A gauge of the U.S. dollar slid from the highest in a decade as hourly earnings for all employees dropped by 0.2 percent in December, the biggest since comparable records began in 2006, a Labor Department report showed. Traders increased bullish bets on the U.S. currency to a record high this week. The Russian ruble, Norwegian krone and Canadian dollar fell as Brent crude fell to an almost six-year low. Brazil’s real added to the week’s best performance among major currencies.
“We had the strong quantity of jobs, but the quality was the part that suffered -- that really surprising drop in wages,” Matt Weller, an analyst at Gain Capital Holdings Inc.’s Forex.com in Grand Rapids, Michigan, said by phone. Slowing inflation in the U.S., combined with concern that Europe and Japan will struggle to fight deflation, “will definitely cause the Fed to tap the brakes.”
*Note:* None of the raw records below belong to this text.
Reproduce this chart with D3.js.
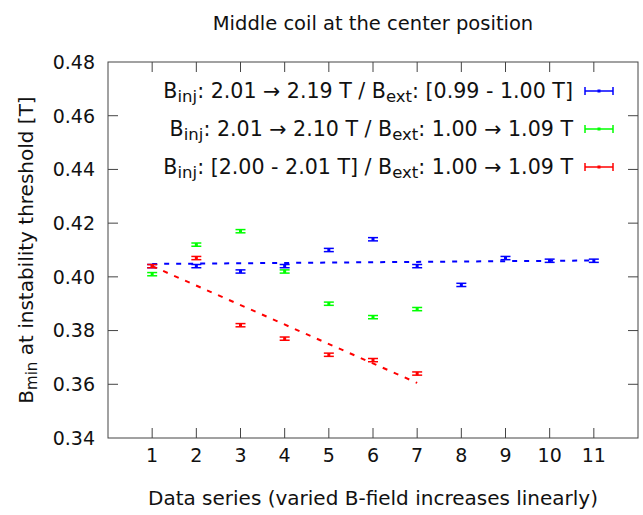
<!DOCTYPE html>
<html>
<head>
<meta charset="utf-8">
<script src="https://cdn.jsdelivr.net/npm/d3@7"></script>
<style>
  body { margin: 0; background: #fff; }
  text { font-family: "DejaVu Sans", sans-serif; fill: #111; }
</style>
</head>
<body>
<div id="chart"></div>
<script>
// data series index
const seriesX = [1, 2, 3, 4, 5, 6, 7, 8, 9, 10, 11];
// B_min values [T]
const blueVals = [0.404, 0.404, 0.402, 0.404, 0.410, 0.414, 0.404, 0.397, 0.407, 0.406, 0.406];
const greenVals = [0.401, 0.412, 0.417, 0.402, 0.390, 0.385, 0.388];
const redVals = [0.404, 0.407, 0.382, 0.377, 0.371, 0.369, 0.364];
const errVal = 0.0006;
// linear fits (endpoints)
const blueFit = [[1, 0.4048], [11, 0.4061]];
const redFit = [[1, 0.4040], [7, 0.3605]];
const yTicks = [0.34, 0.36, 0.38, 0.40, 0.42, 0.44, 0.46, 0.48];

const width = 643, height = 515;
const margin = {left: 108, right: 5, top: 62, bottom: 77};

const svg = d3.select('#chart').append('svg')
    .attr('width', width)
    .attr('height', height);

const x = d3.scaleLinear().domain([0, 12]).range([margin.left, width - margin.right]);
const y = d3.scaleLinear().domain([0.34, 0.48]).range([height - margin.bottom, margin.top]);

const axisColor = '#444';
const tickLen = 10;

// border
svg.append('rect')
    .attr('x', x(0)).attr('y', y(0.48))
    .attr('width', x(12) - x(0)).attr('height', y(0.34) - y(0.48))
    .attr('fill', 'none').attr('stroke', axisColor).attr('stroke-width', 1);

// y ticks (left + mirrored right)
const yt = svg.append('g');
yTicks.forEach(t => {
    if (t > 0.34 && t < 0.48) {
        yt.append('line').attr('x1', x(0)).attr('x2', x(0) + tickLen)
            .attr('y1', y(t)).attr('y2', y(t)).attr('stroke', axisColor);
        yt.append('line').attr('x1', x(12)).attr('x2', x(12) - tickLen)
            .attr('y1', y(t)).attr('y2', y(t)).attr('stroke', axisColor);
    }
    yt.append('text').attr('x', 95).attr('y', y(t)).attr('dy', '0.36em')
        .attr('text-anchor', 'end').style('font-size', '19px')
        .text(t.toFixed(2));
});

// x ticks (bottom + mirrored top)
const xt = svg.append('g');
seriesX.forEach(t => {
    xt.append('line').attr('x1', x(t)).attr('x2', x(t))
        .attr('y1', y(0.34)).attr('y2', y(0.34) - tickLen).attr('stroke', axisColor);
    xt.append('line').attr('x1', x(t)).attr('x2', x(t))
        .attr('y1', y(0.48)).attr('y2', y(0.48) + tickLen).attr('stroke', axisColor);
    xt.append('text').attr('x', x(t)).attr('y', 462)
        .attr('text-anchor', 'middle').style('font-size', '19px')
        .text(t);
});

// title
svg.append('text').attr('x', (x(0) + x(12)) / 2).attr('y', 30)
    .attr('text-anchor', 'middle').style('font-size', '19.5px')
    .text('Middle coil at the center position');

// x label
svg.append('text').attr('x', (x(0) + x(12)) / 2).attr('y', 505)
    .attr('text-anchor', 'middle').style('font-size', '20px')
    .text('Data series (varied B-field increases linearly)');

// y label
const yl = svg.append('text')
    .attr('transform', `translate(33, ${(y(0.34) + y(0.48)) / 2}) rotate(-90)`)
    .attr('text-anchor', 'middle').style('font-size', '20px');
yl.append('tspan').text('B');
yl.append('tspan').attr('baseline-shift', '-25%').style('font-size', '15px').text('min');
yl.append('tspan').text(' at instability threshold [T]');

function fitLine(pts, color) {
    svg.append('path')
        .attr('d', d3.line().x(d => x(d[0])).y(d => y(d[1]))(pts))
        .attr('fill', 'none').attr('stroke', color)
        .attr('stroke-width', 2).attr('stroke-dasharray', '5,7');
}

function errorBars(vals, color) {
    const g = svg.append('g').attr('stroke', color).attr('stroke-width', 1.5);
    vals.forEach((v, i) => {
        const cx = x(seriesX[i]);
        g.append('line').attr('x1', cx).attr('x2', cx)
            .attr('y1', y(v - errVal)).attr('y2', y(v + errVal));
        g.append('line').attr('x1', cx - 5).attr('x2', cx + 5)
            .attr('y1', y(v - errVal)).attr('y2', y(v - errVal));
        g.append('line').attr('x1', cx - 5).attr('x2', cx + 5)
            .attr('y1', y(v + errVal)).attr('y2', y(v + errVal));
        g.append('rect').attr('x', cx - 1.5).attr('y', y(v) - 1.5)
            .attr('width', 3).attr('height', 3).attr('fill', color).attr('stroke', 'none');
    });
}

errorBars(blueVals, '#0000ff');
fitLine(blueFit, '#0000ff');
errorBars(greenVals, '#00ff00');
errorBars(redVals, '#ff0000');
fitLine(redFit, '#ff0000');

// legend
const legend = [
    {color: '#0000ff', parts: [['B'], ['inj', 'sub'], [': 2.01 \u2192 2.19 T / B'], ['ext', 'sub'], [': [0.99 - 1.00 T]']]},
    {color: '#00ff00', parts: [['B'], ['inj', 'sub'], [': 2.01 \u2192 2.10 T / B'], ['ext', 'sub'], [': 1.00 \u2192 1.09 T']]},
    {color: '#ff0000', parts: [['B'], ['inj', 'sub'], [': [2.00 - 2.01 T] / B'], ['ext', 'sub'], [': 1.00 \u2192 1.09 T']]}
];
const rowY = [91, 129, 167];
legend.forEach((row, i) => {
    const ty = rowY[i];
    const t = svg.append('text').attr('x', 573).attr('y', ty).attr('dy', '0.36em')
        .attr('text-anchor', 'end').style('font-size', '20.6px');
    row.parts.forEach(p => {
        const s = t.append('tspan').text(p[0]);
        if (p[1] === 'sub') s.attr('baseline-shift', '-25%').style('font-size', '16.5px');
    });
    const g = svg.append('g').attr('stroke', row.color).attr('stroke-width', 1.5);
    g.append('line').attr('x1', 585).attr('x2', 613).attr('y1', ty).attr('y2', ty);
    g.append('line').attr('x1', 585).attr('x2', 585).attr('y1', ty - 4).attr('y2', ty + 4);
    g.append('line').attr('x1', 613).attr('x2', 613).attr('y1', ty - 4).attr('y2', ty + 4);
    g.append('rect').attr('x', 597.5).attr('y', ty - 1.5).attr('width', 3).attr('height', 3)
        .attr('fill', row.color).attr('stroke', 'none');
});
</script>
</body>
</html>
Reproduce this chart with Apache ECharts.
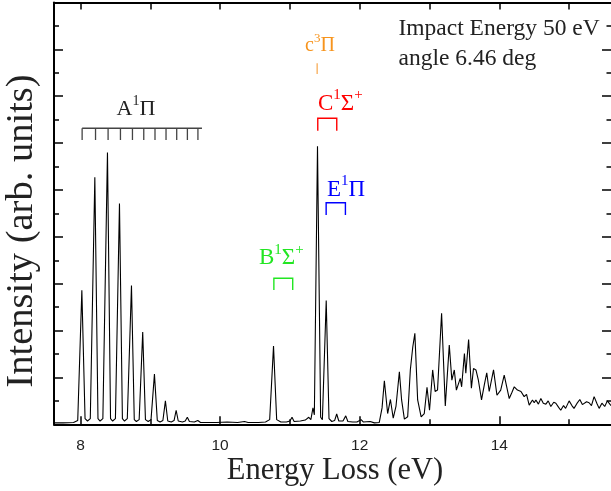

The Bloomberg Dollar Spot Index, which tracks the U.S. currency against 10 major peers, fell 0.6 percent to 1,141.13 as of 5 p.m. in New York. It closed yesterday at 1,147.54, the highest in data going back to 2004.
The euro gained 0.4 percent to $1.1842 after tumbling yesterday to $1.1754, the weakest since December 2005. It still dropped 1.3 percent on the week. The yen rose 1 percent to 118.50 per dollar, pushing its weekly gain to 1.7 percent. Japan’s currency increased 0.6 percent to 140.32 per euro.
“If euro-dollar closes significantly above $1.18 and dollar-yen under 119, we might be in for some further U.S. dollar consolidation,” John Hardy, head of foreign-exchange strategy at Saxo Bank A/S in Hellerup, Denmark, said by e-mail. “That earnings number is desperately bad -- it could encourage the view that the Fed sits on its hands.”
Brent, the benchmark for more than half of the world’s crude, declined to $48.90 a barrel, the least since April 2009, pressuring the currencies of oil-producing nations.
The ruble slipped 2.1 percent to 61.55 per dollar, while the krone lost 0.4 percent to 7.6541 per dollar.
Canada’s dollar slid also as the nation’s employment unexpectedly shrank last month, for a second monthly decline. The loonie depreciated 0.3 percent to C$1.1867 per U.S. dollar. It touched C$1.1890, the weakest since May 2009.
Brazil’s real gained for the fourth day as the drop in U.S. wages supported speculation that the Fed will keep borrowing costs low. The currency rose 1.1 percent to 2.6329 per dollar for a weekly gain of 2.3 percent, the biggest since November.
The dollar slid as U.S. jobs data revealed a mixed picture of the labor market. While American employers hired 252,000 workers in December, more than the 240,000 median forecast of 99 analysts surveyed by Bloomberg News, and the unemployment rate dropped to a 6 1/2-year low, wages slumped.
Average hourly earnings fell to $24.57, 0.2 percent lower, while a 0.4 percent gain in November was revised down to 0.2 percent.
“The report didn’t give enough reason to add to long dollar positions at these levels,” Vassili Serebriakov, a New York-based foreign-exchange strategist at BNP Paribas SA, said of bets the buck will rise. “It means labor-market slack is being eliminated but wages are moderate, which means they can wait and are in no rush to hike rates.”
While the Fed has urged patience on rate increases, the central bank reiterated that monetary policy depends on data and noted improving labor-market conditions in minutes from its latest meeting published Jan. 7.
The central bank has held rates near zero since 2008 to support the economy. Futures contracts show about 50 percent odds the central bank will raise the target for its benchmark to at least 0.5 percent by September, from 57 percent yesterday.
Hedge funds and other large speculators increased wagers betting on the greenback’s strength versus eight of its major peers to 431,961 in the week through Jan. 6, the most in data going back to 2003, according to the Washington-based Commodity Futures Trading Commission. So-called net longs totaled 404,766 a week earlier.
Goldman Sachs Group Inc. brought forward its forecast for the euro to fall to parity with the dollar by a year to 2016, joining a minority of strategists predicting a 15 percent drop in the next two years.
The euro posted a fourth weekly decline, the longest stretch since September, as industrial output declined in German, France and Finland.
This came a day after European Central Bank President Mario Draghi said further stimulus measures may include sovereign-bond purchases. ECB staff presented policy makers with models for buying as much as 500 billion euros ($591 billion) of investment-grade assets, according to a person who attended a meeting of the Governing Council.